Según los expertos, lo vivido durante los meses de confinamiento puede producir un incremento del malestar emocional que derive en estados de ansiedad y alteraciones anímicas en el 25% de la población. El «síndrome de la cabaña» o el miedo a salir a la calle es una de las consecuencias psicológicas que deja la pandemia.
Durante más de dos meses, los hogares han sido un refugio donde protegerse de
la irrupción del COVID-19, que se ha saldado ya más de 26.000 vidas en nuestro país.

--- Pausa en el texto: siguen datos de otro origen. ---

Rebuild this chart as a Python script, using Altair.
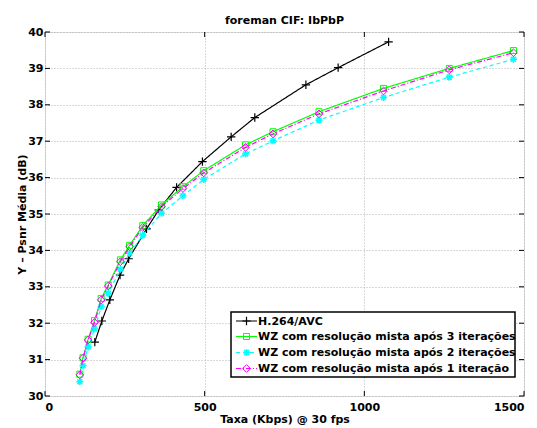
import altair as alt
import pandas as pd

# --- data -------------------------------------------------------------
names = [
    "H.264/AVC",
    "WZ com resolução mista após 3 iterações",
    "WZ com resolução mista após 2 iterações",
    "WZ com resolução mista após 1 iteração",
]

h264_rate = [156, 178, 203, 235, 262, 318, 356, 412, 493, 583, 657, 817, 918, 1076]
h264_psnr = [31.48, 32.06, 32.64, 33.32, 33.77, 34.59, 35.11, 35.73, 36.44, 37.12,
             37.65, 38.55, 39.02, 39.73]

wz_rate = [109, 119, 135, 155, 176, 198, 236, 265, 306, 365, 432, 497, 628, 714,
           858, 1060, 1266, 1467]
wz3_psnr = [30.60, 31.05, 31.56, 32.07, 32.68, 33.05, 33.74, 34.14, 34.68, 35.25,
            35.75, 36.19, 36.90, 37.26, 37.81, 38.45, 39.00, 39.49]
wz2_psnr = [30.39, 30.83, 31.35, 31.84, 32.45, 32.82, 33.48, 33.92, 34.42, 35.02,
            35.50, 35.95, 36.65, 37.01, 37.58, 38.20, 38.76, 39.25]
wz1_psnr = [30.58, 31.04, 31.54, 32.02, 32.64, 33.02, 33.69, 34.10, 34.63, 35.20,
            35.70, 36.13, 36.83, 37.20, 37.75, 38.38, 38.96, 39.43]

x_ticks = [0, 500, 1000, 1500]
y_ticks = list(range(30, 41))

W, H = 479, 364
FONT = "DejaVu Sans"

PLUS = "M-1,0L1,0M0,-1L0,1"
STAR = "M-1,0L1,0M0,-1L0,1M-0.7,-0.7L0.7,0.7M-0.7,0.7L0.7,-0.7"

styles = [
    dict(color="black", dash=[1, 0], shape=PLUS, size=70, filled=False, sw=1.2),
    dict(color="#00ff00", dash=[1, 0], shape="square", size=36, filled=False, sw=1.0),
    dict(color="#00ffff", dash=[4, 3], shape=STAR, size=50, filled=False, sw=1.6),
    dict(color="#ff00ff", dash=[5, 2, 1, 2], shape="diamond", size=60, filled=False, sw=1.0),
]
series = [
    (h264_rate, h264_psnr),
    (wz_rate, wz3_psnr),
    (wz_rate, wz2_psnr),
    (wz_rate, wz1_psnr),
]

xs = alt.Scale(domain=[0, 1500], nice=False, zero=False)
ys = alt.Scale(domain=[30, 40], nice=False, zero=False)

axis_common = dict(
    grid=True, gridColor="#b3b3b3", gridDash=[1, 2], gridWidth=1,
    ticks=False, domain=False, labelOverlap=False, format="d",
    labelFont=FONT, labelFontSize=11, labelFontWeight="bold", labelColor="black",
    titleFont=FONT, titleFontSize=11, titleFontWeight="bold", titleColor="black",
)
x_axis = alt.Axis(values=x_ticks, tickCount=len(x_ticks), labelPadding=5,
                  titlePadding=1, **axis_common)
y_axis = alt.Axis(values=y_ticks, tickCount=len(y_ticks), labelPadding=2,
                  titlePadding=0, **axis_common)
X_TITLE = "Taxa (Kbps) @ 30 fps"
Y_TITLE = "Y – Psnr Média (dB)"


def xenc(field):
    return alt.X(field, scale=xs, axis=x_axis, title=X_TITLE)


def yenc(field):
    return alt.Y(field, scale=ys, axis=y_axis, title=Y_TITLE)


layers = []

# inward tick marks on all four sides
xt = pd.DataFrame({"v": x_ticks})
yt = pd.DataFrame({"v": y_ticks})
for y0, y1 in [(H, H - 5), (0, 5)]:
    layers.append(alt.Chart(xt).mark_rule(color="black", strokeWidth=1).encode(
        x=xenc("v:Q"), y=alt.value(y0), y2=alt.value(y1)))
for x0, x1 in [(0, 5), (W, W - 5)]:
    layers.append(alt.Chart(yt).mark_rule(color="black", strokeWidth=1).encode(
        y=yenc("v:Q"), x=alt.value(x0), x2=alt.value(x1)))

# curves with markers
for name, (rate, psnr), st in zip(names, series, styles):
    df = pd.DataFrame({"rate": rate, "psnr": psnr, "serie": name})
    layers.append(alt.Chart(df).mark_line(
        color=st["color"], strokeDash=st["dash"], strokeWidth=1.2).encode(
        x=xenc("rate:Q"), y=yenc("psnr:Q"), order="rate:Q"))
    layers.append(alt.Chart(df).mark_point(
        shape=st["shape"], size=st["size"], filled=st["filled"],
        color=st["color"], strokeWidth=st["sw"], opacity=1).encode(
        x=xenc("rate:Q"), y=yenc("psnr:Q")))

# legend box
lx0, lx1, ly0, ly1 = 186, 470, 280, 345
one = pd.DataFrame({"a": [0]})
layers.append(alt.Chart(one).mark_rect(fill="white", stroke="black", strokeWidth=1.5).encode(
    x=alt.value(lx0), x2=alt.value(lx1), y=alt.value(ly0), y2=alt.value(ly1)))
row_y = [289, 304.5, 320.5, 336.5]
for name, st, ry in zip(names, styles, row_y):
    lab = pd.DataFrame({"label": [name]})
    layers.append(alt.Chart(lab).mark_rule(
        color=st["color"], strokeDash=st["dash"], strokeWidth=1.2).encode(
        x=alt.value(lx0 + 5), x2=alt.value(lx0 + 26), y=alt.value(ry)))
    layers.append(alt.Chart(lab).mark_point(
        shape=st["shape"], size=st["size"], filled=st["filled"],
        color=st["color"], strokeWidth=st["sw"], opacity=1).encode(
        x=alt.value(lx0 + 15.5), y=alt.value(ry)))
    layers.append(alt.Chart(lab).mark_text(
        align="left", baseline="middle", font=FONT, fontSize=11,
        fontWeight="bold", color="black").encode(
        x=alt.value(lx0 + 27), y=alt.value(ry + 0.5), text="label:N"))

chart = alt.layer(*layers).properties(
    width=W, height=H,
    title=alt.TitleParams("foreman CIF: IbPbP", font=FONT, fontSize=11,
                          fontWeight="bold", color="black", offset=0, anchor="middle"),
    autosize=alt.AutoSizeParams(type="none"),
    padding={"left": 45, "top": 32, "right": 13, "bottom": 32},
).configure_view(stroke="black", strokeWidth=1.2).configure(background="white")

chart.save("out.html", embed_options={"renderer": "svg", "actions": False})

El 15 de marzo, con la declaración del estado de alarma, se implantaron definitivamente los cambios en nuestra cotidianidad, como el confinamiento, nuevas medidas de higiene y distanciamiento físico, el teletrabajo… La población vio cómo sus movimientos quedaban restringidos a ir a comprar, a la farmacia o a trabajar en caso de no poder hacerlo desde casa. Ahora que ha empezado la desescalada, con ella llegan nuevas medidas que contemplan una mayor libertad en los desplazamientos: primero fueron los niños los que pudieron salir a la calle y, semanas después, el resto de la población, que ahora tiene la posibilidad de pasear y hacer deporte –dentro de la franja horaria que le corresponde– e, incluso, visitar ciertos comercios previa cita. Aunque para muchos esta «nueva» –y transitoria– normalidad se presenta como un alivio, un brote de aire fresco,
para otros personas la idea de abandonar sus hogares se ha convertido en motivo de angustia.

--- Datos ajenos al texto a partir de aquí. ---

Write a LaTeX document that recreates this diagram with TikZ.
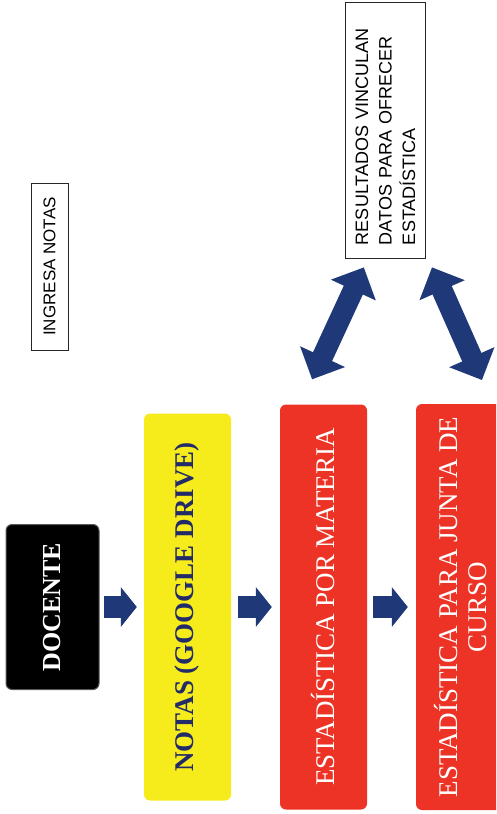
\documentclass[tikz,border=0pt]{standalone}
\usepackage{fontspec}
\setmainfont{Liberation Serif}
\newfontfamily\notefont{Liberation Sans}
\definecolor{arrowNavy}{RGB}{31, 56, 120}
\definecolor{textNavy}{RGB}{34, 42, 104}
\definecolor{driveYellow}{RGB}{246, 236, 28}
\definecolor{statRed}{RGB}{236, 51, 38}
\usetikzlibrary{arrows.meta,calc}

\begin{document}
\begin{tikzpicture}[x=1pt,y=-1pt,
        stepbox/.style={rotate=90,rounded corners=6pt,inner sep=4pt,align=center},
        notebox/.style={rotate=90,draw=black!85,line width=0.8pt,fill=white,text=black,
                        font=\notefont\fontsize{18}{23.5}\selectfont},
        flowarrow/.style={arrowNavy,line width=22pt,-{Triangle[length=16pt,width=39pt]}},
        linkarrow/.style={arrowNavy,line width=21pt,
                        {Triangle[length=25pt,width=48pt]}-{Triangle[length=25pt,width=48pt]}}
    ]
    \useasboundingbox (0,0) rectangle (496,814);
    \clip (0,0) rectangle (496,814);

    \node[stepbox,fill=black,draw=black!65,line width=1pt,text=white,minimum width=165pt,minimum height=93pt,
          font=\bfseries\fontsize{26}{28}\selectfont] (docente) at (52.5,607) {DOCENTE};
    \node[stepbox,fill=driveYellow,text=textNavy,minimum width=387pt,minimum height=87pt,
          font=\bfseries\fontsize{27}{29}\selectfont] (notas) at (187.5,607) {NOTAS (GOOGLE DRIVE)};
    \node[stepbox,fill=statRed,text=white,minimum width=405pt,minimum height=87pt,
          font=\fontsize{27}{29}\selectfont] (materia) at (323.5,607) {ESTADÍSTICA POR MATERIA};
    \node[stepbox,fill=statRed,text=white,minimum width=406pt,minimum height=89pt,
          font=\fontsize{27}{29}\selectfont] (junta) at (460.5,607) {ESTADÍSTICA PARA JUNTA DE\\CURSO};

    \node[notebox,font=\notefont\fontsize{17}{20}\selectfont,minimum width=167pt,minimum height=37pt,
          inner sep=0pt] (ingresa) at (49.5,266.5) {INGRESA NOTAS};
    \node[notebox,text width=230pt,inner xsep=13pt,minimum height=80pt,align=left]
          (resultados) at (385.5,130) {RESULTADOS VINCULAN\\DATOS PARA OFRECER\\ESTADÍSTICA};

    \draw[flowarrow,shorten <=4pt,shorten >=7pt] (docente) -- (notas);
    \draw[flowarrow,shorten <=7pt,shorten >=8pt] (notas) -- (materia);
    \draw[flowarrow,shorten <=6pt,shorten >=8pt] (materia) -- (junta);

    \draw[linkarrow,shorten <=27.5pt,shorten >=9.9pt] ([xshift=-23pt]materia.east) -- ([xshift=-17.5pt]resultados.west);
    \draw[linkarrow,shorten <=9.8pt,shorten >=26pt] ([xshift=42.5pt]resultados.west) -- ([xshift=32pt]junta.east);
\end{tikzpicture}
\end{document}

Es el caso de Óscar, de 22 años, que reconoce que, cuando el Gobierno anunció que se podía salir, al principio decidió no hacerlo. De hecho, el temor al contagio hizo que durante el confinamiento no saliese ni una sola vez. «Me daba miedo pensar que todo el mundo iba a juntarse de golpe a la calle, que iba a haber aglomeraciones y que podría contagiarme. Mi madre necesitaba tomar el aire, así que era ella la que iba al supermercado cada cierto tiempo», explica. Ahora, asegura, después de ver cómo sus amigos sí se atrevían a salir, hace tres días que da una vuelta por las tardes.
A Francisco, de 80 años, le ha sucedido lo contrario. Aunque sus hijas le llevaban la compra quincenalmente e insistían en que no saliese de casa, él bajaba cada semana a comprar fruta. «Con guantes y mascarilla», alega. Sin embargo, desde que se inició la desescalada y hay más gente por la calle, ha decidido no volver a salir. «Siguen muriendo muchas personas de mi edad y ahora seguro que es más fácil contagiarse», defiende.